With pictures left out, extract every line between the start of the records below and the line holding "chymotrypsinogen by proteolysis</text>", inclusive.

Raw records
==========
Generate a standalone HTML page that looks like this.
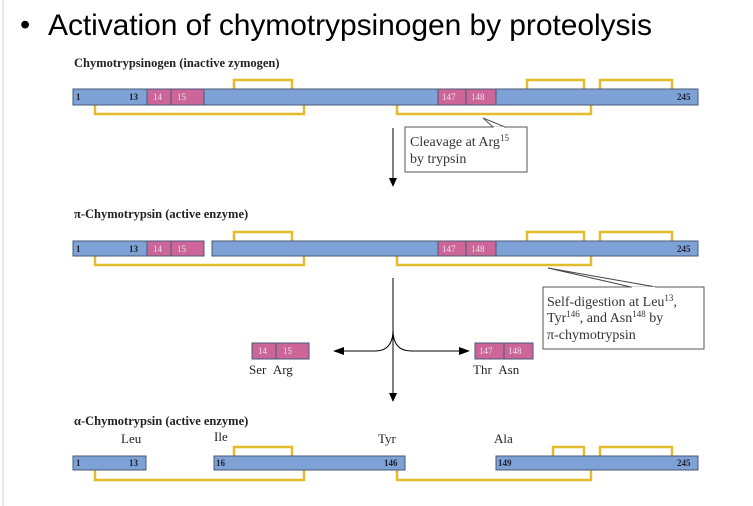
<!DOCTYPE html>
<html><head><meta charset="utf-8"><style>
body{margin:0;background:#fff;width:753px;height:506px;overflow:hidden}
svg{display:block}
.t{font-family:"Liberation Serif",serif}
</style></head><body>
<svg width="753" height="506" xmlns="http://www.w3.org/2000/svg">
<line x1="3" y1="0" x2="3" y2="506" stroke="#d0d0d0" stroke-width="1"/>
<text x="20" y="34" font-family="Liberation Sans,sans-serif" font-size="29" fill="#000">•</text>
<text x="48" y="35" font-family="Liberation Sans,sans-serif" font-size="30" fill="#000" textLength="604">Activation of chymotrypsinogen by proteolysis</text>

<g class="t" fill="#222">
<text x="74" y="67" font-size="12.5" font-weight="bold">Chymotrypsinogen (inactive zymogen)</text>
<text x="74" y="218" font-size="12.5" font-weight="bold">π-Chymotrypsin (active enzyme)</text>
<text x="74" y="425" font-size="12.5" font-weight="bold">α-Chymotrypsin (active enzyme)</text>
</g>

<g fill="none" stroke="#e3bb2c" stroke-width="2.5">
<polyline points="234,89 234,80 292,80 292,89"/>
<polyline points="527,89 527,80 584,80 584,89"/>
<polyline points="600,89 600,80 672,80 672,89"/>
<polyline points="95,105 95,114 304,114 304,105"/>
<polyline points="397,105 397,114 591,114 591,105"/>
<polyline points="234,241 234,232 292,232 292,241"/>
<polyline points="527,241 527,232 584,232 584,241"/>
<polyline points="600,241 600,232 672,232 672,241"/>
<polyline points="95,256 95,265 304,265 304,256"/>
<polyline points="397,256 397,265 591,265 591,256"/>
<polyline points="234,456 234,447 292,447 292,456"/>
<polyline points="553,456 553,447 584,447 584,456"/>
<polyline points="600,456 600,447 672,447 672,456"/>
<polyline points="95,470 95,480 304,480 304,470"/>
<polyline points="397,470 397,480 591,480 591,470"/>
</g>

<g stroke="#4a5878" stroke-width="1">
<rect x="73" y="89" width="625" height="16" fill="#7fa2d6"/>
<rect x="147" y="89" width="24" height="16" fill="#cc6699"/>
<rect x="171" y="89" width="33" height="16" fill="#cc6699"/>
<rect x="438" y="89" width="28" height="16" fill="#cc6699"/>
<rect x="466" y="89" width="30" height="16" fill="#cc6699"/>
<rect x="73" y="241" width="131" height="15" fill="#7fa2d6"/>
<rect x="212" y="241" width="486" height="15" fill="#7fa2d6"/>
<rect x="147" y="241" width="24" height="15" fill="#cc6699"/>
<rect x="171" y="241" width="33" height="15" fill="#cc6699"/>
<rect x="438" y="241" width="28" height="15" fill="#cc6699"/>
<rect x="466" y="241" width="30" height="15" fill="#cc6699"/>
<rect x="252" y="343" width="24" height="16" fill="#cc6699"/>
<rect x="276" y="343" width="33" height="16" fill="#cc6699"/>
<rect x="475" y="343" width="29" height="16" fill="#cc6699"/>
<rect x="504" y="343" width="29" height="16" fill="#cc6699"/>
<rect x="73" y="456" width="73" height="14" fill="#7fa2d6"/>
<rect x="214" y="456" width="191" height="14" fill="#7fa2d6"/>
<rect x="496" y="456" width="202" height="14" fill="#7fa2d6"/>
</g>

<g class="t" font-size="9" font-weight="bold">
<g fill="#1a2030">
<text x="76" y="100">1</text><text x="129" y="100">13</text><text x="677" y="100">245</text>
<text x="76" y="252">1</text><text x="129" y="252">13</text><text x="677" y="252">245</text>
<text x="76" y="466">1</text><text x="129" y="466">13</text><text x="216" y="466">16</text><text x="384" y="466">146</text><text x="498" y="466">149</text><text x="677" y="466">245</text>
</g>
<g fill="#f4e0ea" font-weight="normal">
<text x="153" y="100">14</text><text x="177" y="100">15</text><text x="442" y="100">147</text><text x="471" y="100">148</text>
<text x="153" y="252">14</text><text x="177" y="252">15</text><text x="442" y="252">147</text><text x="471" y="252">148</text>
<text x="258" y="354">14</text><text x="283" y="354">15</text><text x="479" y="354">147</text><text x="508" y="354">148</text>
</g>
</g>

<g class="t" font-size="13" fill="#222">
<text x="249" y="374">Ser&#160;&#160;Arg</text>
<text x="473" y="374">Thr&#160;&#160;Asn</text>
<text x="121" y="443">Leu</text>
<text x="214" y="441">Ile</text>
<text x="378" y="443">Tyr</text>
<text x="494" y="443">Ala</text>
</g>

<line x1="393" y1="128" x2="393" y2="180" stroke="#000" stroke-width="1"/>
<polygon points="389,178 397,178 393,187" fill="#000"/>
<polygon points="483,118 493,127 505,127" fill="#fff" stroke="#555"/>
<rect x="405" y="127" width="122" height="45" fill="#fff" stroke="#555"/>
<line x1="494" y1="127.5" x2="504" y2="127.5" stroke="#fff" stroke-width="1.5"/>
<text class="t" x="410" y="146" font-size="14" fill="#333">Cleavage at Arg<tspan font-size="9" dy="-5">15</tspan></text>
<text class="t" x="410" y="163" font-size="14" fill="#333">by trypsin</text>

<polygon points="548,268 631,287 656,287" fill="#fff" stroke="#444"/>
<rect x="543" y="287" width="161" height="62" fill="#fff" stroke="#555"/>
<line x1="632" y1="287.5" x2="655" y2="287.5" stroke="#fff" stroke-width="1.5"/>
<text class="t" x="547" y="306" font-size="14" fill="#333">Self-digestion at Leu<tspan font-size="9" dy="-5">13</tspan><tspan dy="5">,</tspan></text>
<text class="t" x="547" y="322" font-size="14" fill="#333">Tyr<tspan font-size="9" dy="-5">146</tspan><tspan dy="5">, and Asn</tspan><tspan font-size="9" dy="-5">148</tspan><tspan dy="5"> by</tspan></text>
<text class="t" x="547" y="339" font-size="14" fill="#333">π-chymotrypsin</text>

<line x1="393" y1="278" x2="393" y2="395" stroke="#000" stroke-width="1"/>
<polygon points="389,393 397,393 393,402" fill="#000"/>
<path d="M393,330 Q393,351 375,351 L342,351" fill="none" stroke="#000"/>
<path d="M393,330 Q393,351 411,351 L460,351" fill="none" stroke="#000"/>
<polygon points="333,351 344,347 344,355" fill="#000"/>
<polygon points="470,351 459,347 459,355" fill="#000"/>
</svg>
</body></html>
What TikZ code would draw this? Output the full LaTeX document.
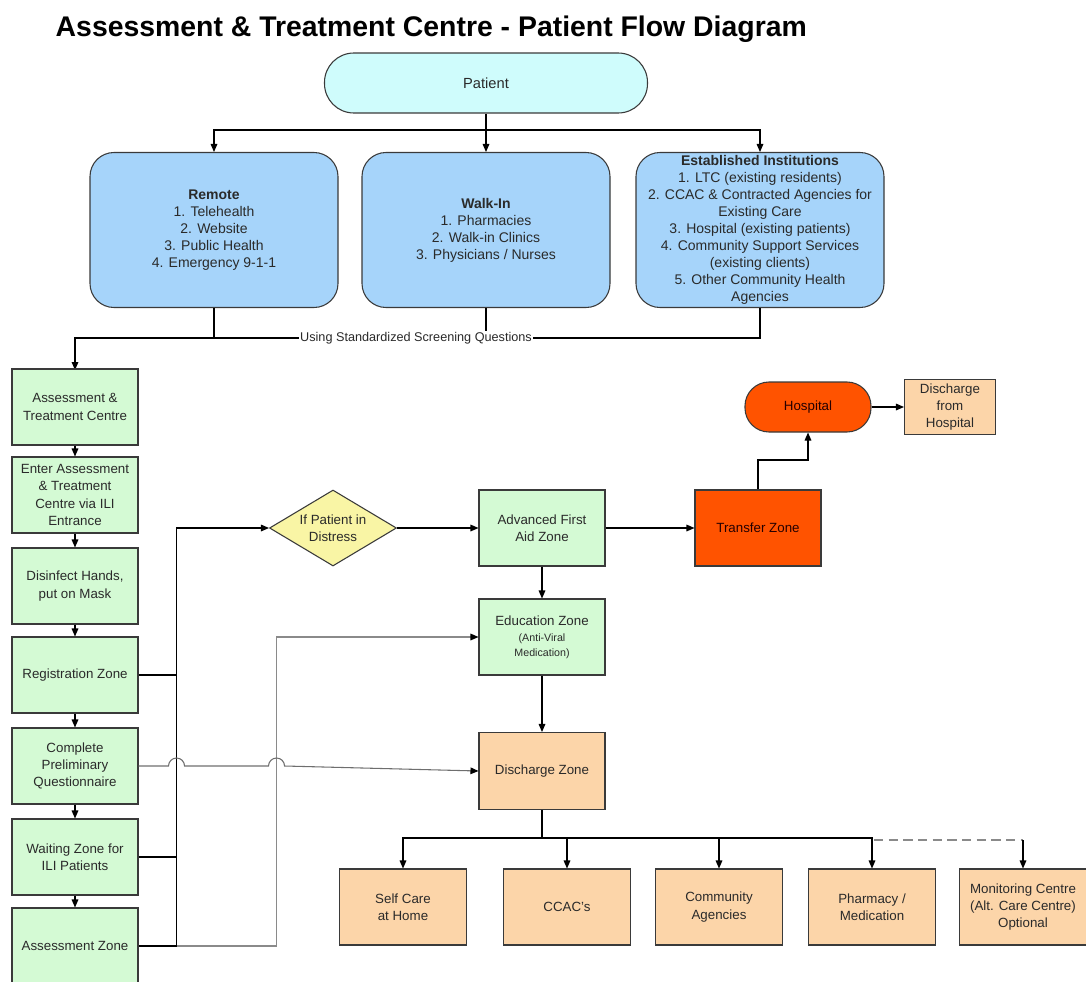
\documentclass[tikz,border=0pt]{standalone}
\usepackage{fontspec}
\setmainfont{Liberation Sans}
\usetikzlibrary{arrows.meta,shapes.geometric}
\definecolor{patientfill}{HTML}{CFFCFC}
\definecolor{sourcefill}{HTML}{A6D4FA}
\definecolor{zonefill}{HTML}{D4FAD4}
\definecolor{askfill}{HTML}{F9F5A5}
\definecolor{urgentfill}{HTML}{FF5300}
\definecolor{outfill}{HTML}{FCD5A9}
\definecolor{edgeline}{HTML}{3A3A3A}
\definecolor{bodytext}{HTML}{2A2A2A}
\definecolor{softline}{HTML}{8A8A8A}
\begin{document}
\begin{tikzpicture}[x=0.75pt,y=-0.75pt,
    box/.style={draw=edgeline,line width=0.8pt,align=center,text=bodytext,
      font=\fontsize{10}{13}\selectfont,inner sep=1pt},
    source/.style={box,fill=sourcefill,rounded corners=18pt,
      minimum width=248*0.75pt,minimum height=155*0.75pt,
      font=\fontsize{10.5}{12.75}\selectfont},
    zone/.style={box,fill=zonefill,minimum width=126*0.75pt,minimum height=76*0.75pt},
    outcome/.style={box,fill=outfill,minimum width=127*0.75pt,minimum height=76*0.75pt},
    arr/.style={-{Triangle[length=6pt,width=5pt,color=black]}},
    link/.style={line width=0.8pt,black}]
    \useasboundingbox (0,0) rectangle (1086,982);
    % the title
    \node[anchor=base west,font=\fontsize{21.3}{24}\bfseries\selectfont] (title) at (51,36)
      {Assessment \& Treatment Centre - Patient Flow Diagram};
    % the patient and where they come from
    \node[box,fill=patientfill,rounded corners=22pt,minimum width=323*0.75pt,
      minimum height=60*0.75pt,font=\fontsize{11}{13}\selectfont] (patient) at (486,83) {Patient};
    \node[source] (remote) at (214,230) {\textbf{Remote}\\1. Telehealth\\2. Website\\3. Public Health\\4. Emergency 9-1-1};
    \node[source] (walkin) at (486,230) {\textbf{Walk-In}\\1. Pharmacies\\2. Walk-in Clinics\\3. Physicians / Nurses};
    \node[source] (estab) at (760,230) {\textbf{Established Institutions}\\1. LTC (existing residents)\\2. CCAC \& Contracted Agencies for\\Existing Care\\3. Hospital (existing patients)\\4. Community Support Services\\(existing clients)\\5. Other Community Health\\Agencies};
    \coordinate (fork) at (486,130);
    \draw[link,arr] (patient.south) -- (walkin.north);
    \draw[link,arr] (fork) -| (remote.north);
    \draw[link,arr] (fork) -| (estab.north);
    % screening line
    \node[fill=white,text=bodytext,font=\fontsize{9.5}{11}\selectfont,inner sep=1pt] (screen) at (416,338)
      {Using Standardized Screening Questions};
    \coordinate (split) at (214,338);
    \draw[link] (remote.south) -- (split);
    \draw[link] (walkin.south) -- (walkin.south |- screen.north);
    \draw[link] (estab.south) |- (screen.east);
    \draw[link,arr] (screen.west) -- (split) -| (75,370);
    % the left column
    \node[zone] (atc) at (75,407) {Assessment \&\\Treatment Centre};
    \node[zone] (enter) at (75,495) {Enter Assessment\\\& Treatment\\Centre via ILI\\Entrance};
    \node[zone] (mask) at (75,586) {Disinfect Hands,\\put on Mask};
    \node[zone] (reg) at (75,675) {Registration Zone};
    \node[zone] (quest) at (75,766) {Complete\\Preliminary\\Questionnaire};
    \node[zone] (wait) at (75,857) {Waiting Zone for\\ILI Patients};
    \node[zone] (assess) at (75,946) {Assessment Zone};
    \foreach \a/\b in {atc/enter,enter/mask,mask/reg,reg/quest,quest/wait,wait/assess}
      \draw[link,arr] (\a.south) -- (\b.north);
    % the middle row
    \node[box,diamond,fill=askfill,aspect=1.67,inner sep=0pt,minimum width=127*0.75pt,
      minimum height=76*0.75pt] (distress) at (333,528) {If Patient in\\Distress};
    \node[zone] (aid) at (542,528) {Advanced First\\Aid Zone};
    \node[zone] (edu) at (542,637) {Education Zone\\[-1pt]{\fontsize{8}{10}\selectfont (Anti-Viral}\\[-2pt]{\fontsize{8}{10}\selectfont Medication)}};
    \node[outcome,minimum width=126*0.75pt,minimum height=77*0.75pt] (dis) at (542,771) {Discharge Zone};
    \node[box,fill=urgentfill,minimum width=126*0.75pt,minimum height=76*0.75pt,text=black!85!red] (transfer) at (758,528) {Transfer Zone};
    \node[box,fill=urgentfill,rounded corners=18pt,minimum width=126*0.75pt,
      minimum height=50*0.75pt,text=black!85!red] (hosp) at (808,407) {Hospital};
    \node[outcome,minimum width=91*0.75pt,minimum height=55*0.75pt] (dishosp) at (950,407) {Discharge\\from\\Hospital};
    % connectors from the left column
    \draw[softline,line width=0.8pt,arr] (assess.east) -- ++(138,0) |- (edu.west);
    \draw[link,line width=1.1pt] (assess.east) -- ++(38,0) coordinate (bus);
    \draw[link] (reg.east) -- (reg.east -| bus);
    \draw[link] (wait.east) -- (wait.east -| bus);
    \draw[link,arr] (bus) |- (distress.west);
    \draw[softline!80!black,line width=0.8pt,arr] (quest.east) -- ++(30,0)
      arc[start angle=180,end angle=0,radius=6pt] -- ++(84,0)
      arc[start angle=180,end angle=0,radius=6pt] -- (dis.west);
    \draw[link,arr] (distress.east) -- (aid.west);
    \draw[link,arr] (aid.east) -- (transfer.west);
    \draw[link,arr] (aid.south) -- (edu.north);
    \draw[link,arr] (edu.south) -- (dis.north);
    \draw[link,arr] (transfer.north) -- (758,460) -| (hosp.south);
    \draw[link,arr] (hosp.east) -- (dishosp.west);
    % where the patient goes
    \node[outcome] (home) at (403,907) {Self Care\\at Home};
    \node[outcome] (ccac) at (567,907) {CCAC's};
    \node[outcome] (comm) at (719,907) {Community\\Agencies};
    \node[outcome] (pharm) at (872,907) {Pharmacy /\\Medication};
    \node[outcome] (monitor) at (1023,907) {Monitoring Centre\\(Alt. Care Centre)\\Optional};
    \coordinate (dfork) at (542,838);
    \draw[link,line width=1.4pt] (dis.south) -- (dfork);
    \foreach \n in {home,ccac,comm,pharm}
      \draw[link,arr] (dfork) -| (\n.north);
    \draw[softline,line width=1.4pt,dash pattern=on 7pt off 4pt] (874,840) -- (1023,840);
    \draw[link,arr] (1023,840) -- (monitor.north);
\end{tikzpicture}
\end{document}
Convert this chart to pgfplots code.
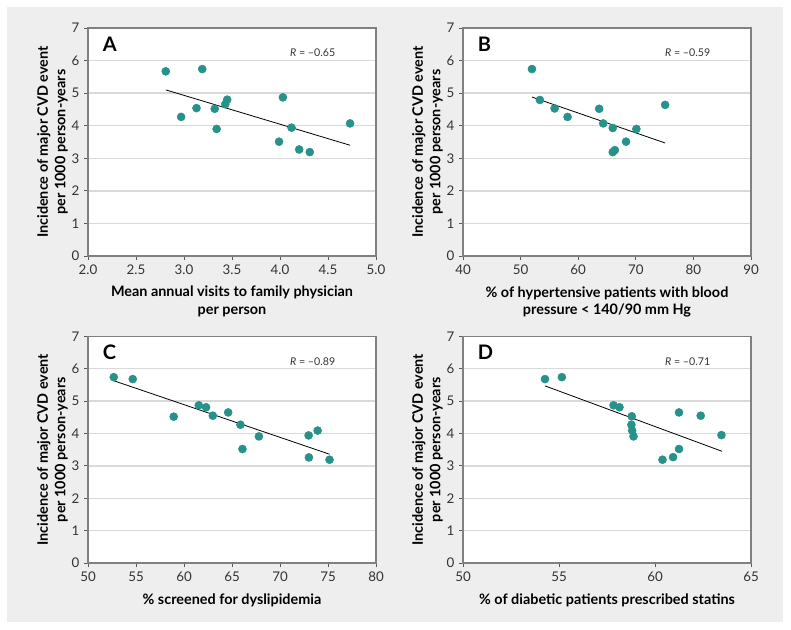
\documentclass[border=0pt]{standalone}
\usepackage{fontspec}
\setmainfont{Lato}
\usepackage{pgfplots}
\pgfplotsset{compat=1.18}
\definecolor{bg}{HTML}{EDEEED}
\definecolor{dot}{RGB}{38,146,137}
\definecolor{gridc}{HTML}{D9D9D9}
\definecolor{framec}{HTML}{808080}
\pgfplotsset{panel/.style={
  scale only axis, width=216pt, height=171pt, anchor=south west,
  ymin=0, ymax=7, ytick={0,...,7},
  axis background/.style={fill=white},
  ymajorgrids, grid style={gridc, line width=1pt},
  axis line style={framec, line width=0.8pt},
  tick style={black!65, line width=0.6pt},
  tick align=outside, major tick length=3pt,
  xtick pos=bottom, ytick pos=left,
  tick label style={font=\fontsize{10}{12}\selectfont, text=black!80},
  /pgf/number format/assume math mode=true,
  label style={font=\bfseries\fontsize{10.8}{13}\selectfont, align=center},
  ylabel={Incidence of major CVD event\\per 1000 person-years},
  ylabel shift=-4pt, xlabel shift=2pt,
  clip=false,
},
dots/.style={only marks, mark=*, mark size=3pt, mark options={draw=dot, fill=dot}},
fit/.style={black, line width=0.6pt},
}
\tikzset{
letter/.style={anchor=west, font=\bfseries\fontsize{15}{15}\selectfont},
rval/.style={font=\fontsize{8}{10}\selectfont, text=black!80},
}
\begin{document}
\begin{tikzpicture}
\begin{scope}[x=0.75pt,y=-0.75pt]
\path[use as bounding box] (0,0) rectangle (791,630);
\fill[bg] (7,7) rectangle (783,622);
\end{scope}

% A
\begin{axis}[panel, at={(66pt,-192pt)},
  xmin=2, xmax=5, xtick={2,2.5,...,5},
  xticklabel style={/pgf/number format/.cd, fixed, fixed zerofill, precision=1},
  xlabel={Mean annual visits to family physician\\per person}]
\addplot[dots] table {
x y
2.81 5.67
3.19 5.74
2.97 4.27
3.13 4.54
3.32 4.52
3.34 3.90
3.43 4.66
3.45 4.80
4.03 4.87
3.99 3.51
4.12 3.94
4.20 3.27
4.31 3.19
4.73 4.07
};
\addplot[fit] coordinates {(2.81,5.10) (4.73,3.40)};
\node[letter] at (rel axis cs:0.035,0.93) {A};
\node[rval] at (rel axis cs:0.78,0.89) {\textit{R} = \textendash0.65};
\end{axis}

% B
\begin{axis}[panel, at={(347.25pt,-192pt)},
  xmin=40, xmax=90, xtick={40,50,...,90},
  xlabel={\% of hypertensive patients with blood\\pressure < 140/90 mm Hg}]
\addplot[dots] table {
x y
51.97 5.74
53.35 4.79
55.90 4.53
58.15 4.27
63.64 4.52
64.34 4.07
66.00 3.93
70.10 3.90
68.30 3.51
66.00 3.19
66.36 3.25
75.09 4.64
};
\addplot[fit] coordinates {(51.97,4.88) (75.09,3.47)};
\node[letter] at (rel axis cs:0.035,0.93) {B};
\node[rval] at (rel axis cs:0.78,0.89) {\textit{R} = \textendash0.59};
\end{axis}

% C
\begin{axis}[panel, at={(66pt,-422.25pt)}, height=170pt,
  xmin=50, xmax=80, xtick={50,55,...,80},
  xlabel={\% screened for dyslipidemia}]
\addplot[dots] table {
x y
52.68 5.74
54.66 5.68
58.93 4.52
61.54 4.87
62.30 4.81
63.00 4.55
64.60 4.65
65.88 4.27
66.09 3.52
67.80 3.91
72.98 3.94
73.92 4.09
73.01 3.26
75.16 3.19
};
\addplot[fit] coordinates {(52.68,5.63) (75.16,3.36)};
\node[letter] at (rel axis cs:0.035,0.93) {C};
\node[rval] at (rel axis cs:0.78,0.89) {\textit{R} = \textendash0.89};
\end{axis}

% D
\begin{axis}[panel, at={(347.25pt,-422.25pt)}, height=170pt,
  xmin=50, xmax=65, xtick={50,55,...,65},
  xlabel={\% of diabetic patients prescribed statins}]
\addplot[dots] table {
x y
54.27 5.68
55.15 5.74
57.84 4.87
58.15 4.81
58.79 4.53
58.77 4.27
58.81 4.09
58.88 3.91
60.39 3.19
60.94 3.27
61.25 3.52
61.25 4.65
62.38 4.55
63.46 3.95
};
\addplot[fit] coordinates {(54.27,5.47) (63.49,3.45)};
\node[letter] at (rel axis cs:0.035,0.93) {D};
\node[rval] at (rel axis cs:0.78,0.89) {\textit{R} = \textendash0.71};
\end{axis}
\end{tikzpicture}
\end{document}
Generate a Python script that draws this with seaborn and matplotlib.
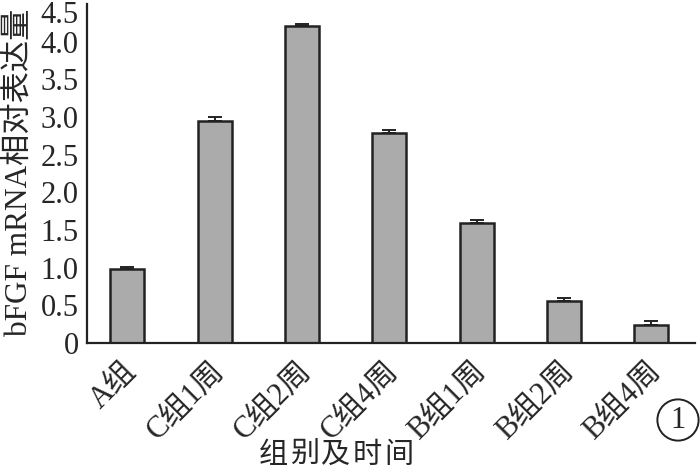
==========
#### Reply:
Generate a standalone HTML page that looks like this.
<!DOCTYPE html>
<html><head><meta charset="utf-8"><style>
body{margin:0;background:#fff;width:753px;height:506px;overflow:hidden}
svg{display:block}
.t{font-family:"Liberation Serif",serif}
</style></head><body>
<svg width="753" height="506" xmlns="http://www.w3.org/2000/svg">
<line x1="3" y1="0" x2="3" y2="506" stroke="#d0d0d0" stroke-width="1"/>
<text x="20" y="34" font-family="Liberation Sans,sans-serif" font-size="29" fill="#000">•</text>
<text x="48" y="35" font-family="Liberation Sans,sans-serif" font-size="30" fill="#000" textLength="604">Activation of chymotrypsinogen by proteolysis</text>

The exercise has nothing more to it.